Maybe this sounds pretty craven, I don’t know. The guy wouldn’t be there if he had a better place to be. I don’t know why he’s there. But obviously he needs help. And at the same time, I don’t feel like I can really help him. For example, he might be there to buy drugs (we witnessed a drug buy there a little later on). I don’t know. He might just be hungry, and want some food.

Avoiding him didn’t work. He came after me, and pretty forcefully demanded to know if I wanted my windows washed. I was feeling beset, and I responded with a pretty forceful “no” while hastening away from him. Not something I’m proud of, but there it is – it was my natural reaction in the moment. I didn’t want to connect with the guy. Yes, in principle I want to help him, but in practice I wanted him to leave me the hell alone.

So now I’ve been unkind to someone who’s so much worse off than me that it scarcely bears contemplation. Why? Because I felt put-upon. Not exactly threatened, but sort of threatened. My space invaded. Lies told to me (the guy didn’t have window-washing equipment that I noticed, although I wasn’t looking that closely).

Why do I mention this here? Well, obviously I don’t feel that my behavior was constructive or appropriate. But what does that have to do with war? This.

The United States is a rich country. We have powerful weapons. Not necessarily the right weapons, but powerful weapons nonetheless. If someone comes at us, we can answer them. The force behind our answer might not be appropriate, but we can definitely answer them. In fact, because we are so rich and powerful, the force behind our answer almost has to be disproportionate. Right now we’re in trouble off the coast of Somalia because we are using cannons to swat gnats.
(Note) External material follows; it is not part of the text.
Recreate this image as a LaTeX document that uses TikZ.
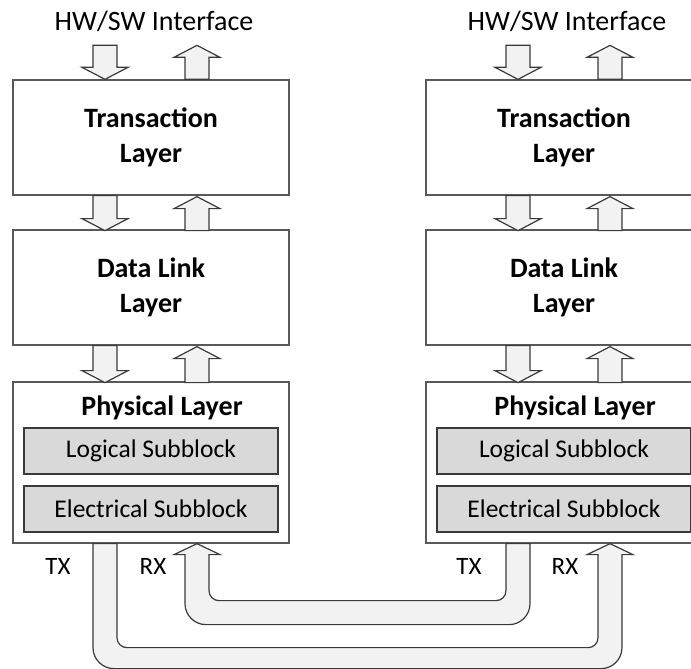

We see this kind of response at every level of our society. I lash out inappropriately at the homeless guy. The police lash out inappropriately at petty criminals and legitimate protestors. Corporations lash out inappropriately at people who they feel are cutting into their bottom line. The People lash out, possibly inappropriately, at financial workers. And when three thousand of our countrymen and women were killed, we lashed out inappropriately in Afghanistan, first, and later Iraq.

Were we beset by foes? Sure. Did we have a right to respond? Maybe so. Was our response constructive? Not in the slightest.

I was trying to avoid being hassled. I was hassled anyway. I feel like a jerk for what I did. Not only did I not accomplish what I hoped to accomplish by avoiding that guy who was hassling me, I made things worse – I made him feel worse, and I made myself feel worse. Was it okay for him to hassle me? No. Did my response work? No.

I think the analogy holds all the way up the spectrum, from me, to the cops, to corporations with lawyers, to the people, to our military response to 9/11. There was a stimulus, and it triggered a response. The stimulus and the response were completely disproportionate. And the outcome was not in any way satisfactory or useful.